**WHAT TO WORK ON:** The material below includes pictures; leave them out and return only the lines between the line containing "Clone this chart in Chart.js." and the line containing "const xTicks = [0, 50, 100, 150, 200, 250];", inclusive, word for word.

**PROVIDED ENTRIES:**
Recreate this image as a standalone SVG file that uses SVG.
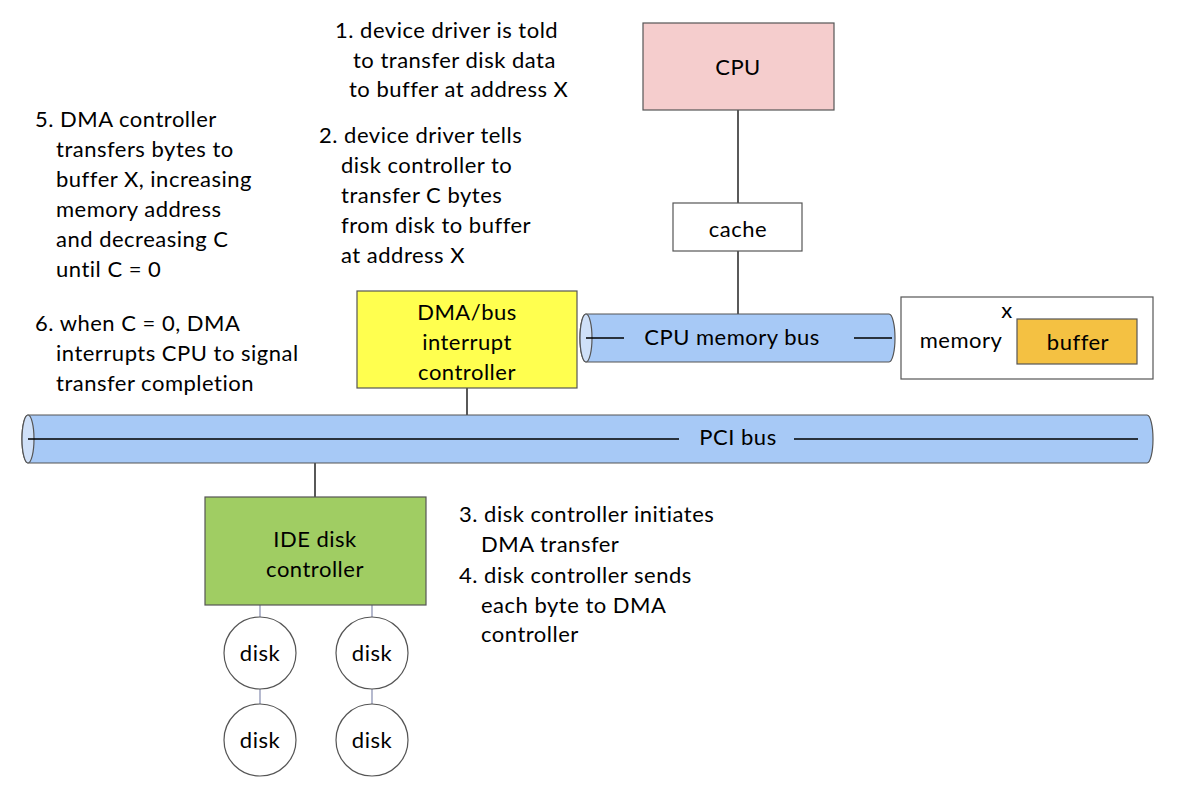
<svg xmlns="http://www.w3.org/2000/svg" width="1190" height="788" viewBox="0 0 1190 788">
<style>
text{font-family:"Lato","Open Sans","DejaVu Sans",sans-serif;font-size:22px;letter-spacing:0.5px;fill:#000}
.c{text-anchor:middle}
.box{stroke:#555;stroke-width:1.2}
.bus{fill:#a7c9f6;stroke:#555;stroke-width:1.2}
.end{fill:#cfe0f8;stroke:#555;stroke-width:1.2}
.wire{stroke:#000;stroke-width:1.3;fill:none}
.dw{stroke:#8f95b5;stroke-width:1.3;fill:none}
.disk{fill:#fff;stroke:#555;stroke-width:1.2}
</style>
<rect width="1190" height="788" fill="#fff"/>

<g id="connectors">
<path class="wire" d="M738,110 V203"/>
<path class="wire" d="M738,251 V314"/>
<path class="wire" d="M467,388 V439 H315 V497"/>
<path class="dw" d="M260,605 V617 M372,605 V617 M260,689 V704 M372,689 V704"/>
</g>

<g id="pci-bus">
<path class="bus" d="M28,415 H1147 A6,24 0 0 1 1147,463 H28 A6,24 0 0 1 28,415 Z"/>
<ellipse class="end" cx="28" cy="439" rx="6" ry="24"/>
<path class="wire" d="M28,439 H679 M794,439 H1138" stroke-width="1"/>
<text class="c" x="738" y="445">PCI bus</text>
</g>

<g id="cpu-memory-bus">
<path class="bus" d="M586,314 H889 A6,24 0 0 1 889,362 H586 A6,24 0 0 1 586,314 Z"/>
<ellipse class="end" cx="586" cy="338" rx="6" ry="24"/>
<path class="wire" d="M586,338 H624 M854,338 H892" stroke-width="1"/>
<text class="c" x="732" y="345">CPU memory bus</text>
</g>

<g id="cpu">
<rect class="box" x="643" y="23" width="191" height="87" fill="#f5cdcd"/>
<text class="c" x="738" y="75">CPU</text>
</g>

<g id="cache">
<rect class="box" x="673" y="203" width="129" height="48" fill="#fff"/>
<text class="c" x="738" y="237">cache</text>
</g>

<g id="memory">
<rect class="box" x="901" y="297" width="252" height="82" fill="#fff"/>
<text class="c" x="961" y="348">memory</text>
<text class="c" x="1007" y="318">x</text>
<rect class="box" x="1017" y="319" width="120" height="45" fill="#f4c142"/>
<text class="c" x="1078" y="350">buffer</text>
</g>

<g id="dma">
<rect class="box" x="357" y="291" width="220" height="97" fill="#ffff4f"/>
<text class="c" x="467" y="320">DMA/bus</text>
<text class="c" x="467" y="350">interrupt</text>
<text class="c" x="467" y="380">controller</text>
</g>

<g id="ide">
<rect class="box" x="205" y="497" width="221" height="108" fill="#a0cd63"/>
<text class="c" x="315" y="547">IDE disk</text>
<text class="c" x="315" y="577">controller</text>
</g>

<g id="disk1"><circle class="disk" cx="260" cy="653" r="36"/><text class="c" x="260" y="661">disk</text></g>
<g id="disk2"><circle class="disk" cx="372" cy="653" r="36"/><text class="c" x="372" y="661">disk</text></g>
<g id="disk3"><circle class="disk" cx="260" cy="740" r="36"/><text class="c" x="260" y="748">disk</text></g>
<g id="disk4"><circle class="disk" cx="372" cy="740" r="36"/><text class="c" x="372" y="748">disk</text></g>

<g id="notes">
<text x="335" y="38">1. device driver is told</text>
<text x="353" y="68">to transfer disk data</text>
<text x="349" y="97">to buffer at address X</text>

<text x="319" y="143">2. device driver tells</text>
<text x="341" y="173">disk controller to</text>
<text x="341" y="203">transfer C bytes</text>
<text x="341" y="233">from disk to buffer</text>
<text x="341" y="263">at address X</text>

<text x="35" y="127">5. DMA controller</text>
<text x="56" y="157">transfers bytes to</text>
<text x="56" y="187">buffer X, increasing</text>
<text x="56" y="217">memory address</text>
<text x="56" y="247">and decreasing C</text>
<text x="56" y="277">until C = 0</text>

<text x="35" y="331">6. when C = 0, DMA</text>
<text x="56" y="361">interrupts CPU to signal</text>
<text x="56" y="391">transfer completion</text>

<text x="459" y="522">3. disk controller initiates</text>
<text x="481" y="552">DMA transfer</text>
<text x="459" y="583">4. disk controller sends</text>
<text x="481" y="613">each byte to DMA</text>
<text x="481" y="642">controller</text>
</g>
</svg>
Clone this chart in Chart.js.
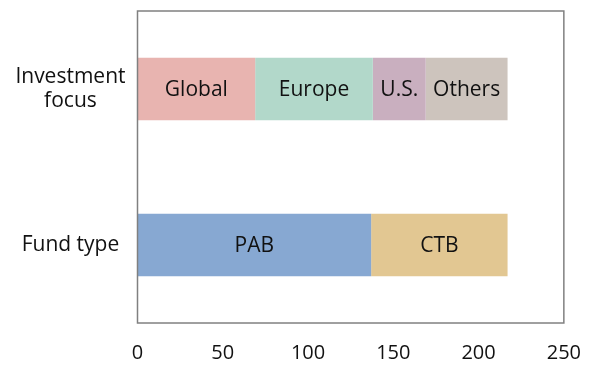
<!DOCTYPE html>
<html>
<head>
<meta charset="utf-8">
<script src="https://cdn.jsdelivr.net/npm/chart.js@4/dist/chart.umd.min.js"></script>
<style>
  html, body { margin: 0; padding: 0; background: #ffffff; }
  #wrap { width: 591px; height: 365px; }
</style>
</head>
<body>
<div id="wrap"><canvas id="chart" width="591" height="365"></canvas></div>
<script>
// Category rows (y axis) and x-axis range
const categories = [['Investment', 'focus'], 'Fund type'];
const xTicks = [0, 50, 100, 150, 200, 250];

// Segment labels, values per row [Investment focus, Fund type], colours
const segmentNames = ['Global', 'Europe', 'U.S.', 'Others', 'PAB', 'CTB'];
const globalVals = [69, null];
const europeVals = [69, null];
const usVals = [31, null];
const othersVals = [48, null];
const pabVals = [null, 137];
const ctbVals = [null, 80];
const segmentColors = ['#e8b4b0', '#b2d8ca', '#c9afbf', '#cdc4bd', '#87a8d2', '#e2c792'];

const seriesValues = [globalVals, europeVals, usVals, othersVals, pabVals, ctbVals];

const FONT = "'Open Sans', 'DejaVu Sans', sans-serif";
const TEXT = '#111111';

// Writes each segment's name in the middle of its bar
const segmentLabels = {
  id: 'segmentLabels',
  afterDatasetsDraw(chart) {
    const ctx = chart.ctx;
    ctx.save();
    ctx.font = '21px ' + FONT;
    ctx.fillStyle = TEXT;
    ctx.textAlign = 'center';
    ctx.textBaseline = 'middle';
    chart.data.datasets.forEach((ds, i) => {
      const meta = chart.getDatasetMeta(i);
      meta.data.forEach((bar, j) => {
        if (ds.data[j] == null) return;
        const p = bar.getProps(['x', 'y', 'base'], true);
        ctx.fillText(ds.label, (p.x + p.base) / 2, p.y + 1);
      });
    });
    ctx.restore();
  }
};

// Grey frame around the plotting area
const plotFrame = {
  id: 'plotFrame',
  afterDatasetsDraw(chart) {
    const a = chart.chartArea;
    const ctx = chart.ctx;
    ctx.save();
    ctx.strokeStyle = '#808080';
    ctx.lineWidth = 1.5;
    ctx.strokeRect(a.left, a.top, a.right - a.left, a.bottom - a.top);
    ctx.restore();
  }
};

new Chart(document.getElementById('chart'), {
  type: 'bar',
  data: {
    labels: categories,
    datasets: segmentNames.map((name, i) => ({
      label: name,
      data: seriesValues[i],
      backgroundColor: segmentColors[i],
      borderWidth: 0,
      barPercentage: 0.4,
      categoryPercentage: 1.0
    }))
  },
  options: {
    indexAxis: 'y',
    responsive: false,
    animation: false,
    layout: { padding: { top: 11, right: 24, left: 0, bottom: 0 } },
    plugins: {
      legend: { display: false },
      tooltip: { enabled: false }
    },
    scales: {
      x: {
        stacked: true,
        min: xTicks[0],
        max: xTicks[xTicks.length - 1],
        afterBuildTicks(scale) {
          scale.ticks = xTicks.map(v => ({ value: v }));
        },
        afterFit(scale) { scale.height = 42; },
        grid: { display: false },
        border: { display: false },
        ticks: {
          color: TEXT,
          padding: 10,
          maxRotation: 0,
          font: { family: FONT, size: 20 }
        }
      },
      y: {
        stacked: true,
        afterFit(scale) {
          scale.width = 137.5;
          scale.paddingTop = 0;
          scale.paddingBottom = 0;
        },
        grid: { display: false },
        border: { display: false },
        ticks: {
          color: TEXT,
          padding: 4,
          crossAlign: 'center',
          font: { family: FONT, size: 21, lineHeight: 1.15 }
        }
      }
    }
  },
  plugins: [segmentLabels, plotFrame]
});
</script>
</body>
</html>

**FINISHED EXERCISE:**
Clone this chart in Chart.js.
<!DOCTYPE html>
<html>
<head>
<meta charset="utf-8">
<script src="https://cdn.jsdelivr.net/npm/chart.js@4/dist/chart.umd.min.js"></script>
<style>
  html, body { margin: 0; padding: 0; background: #ffffff; }
  #wrap { width: 591px; height: 365px; }
</style>
</head>
<body>
<div id="wrap"><canvas id="chart" width="591" height="365"></canvas></div>
<script>
// Category rows (y axis) and x-axis range
const categories = [['Investment', 'focus'], 'Fund type'];
const xTicks = [0, 50, 100, 150, 200, 250];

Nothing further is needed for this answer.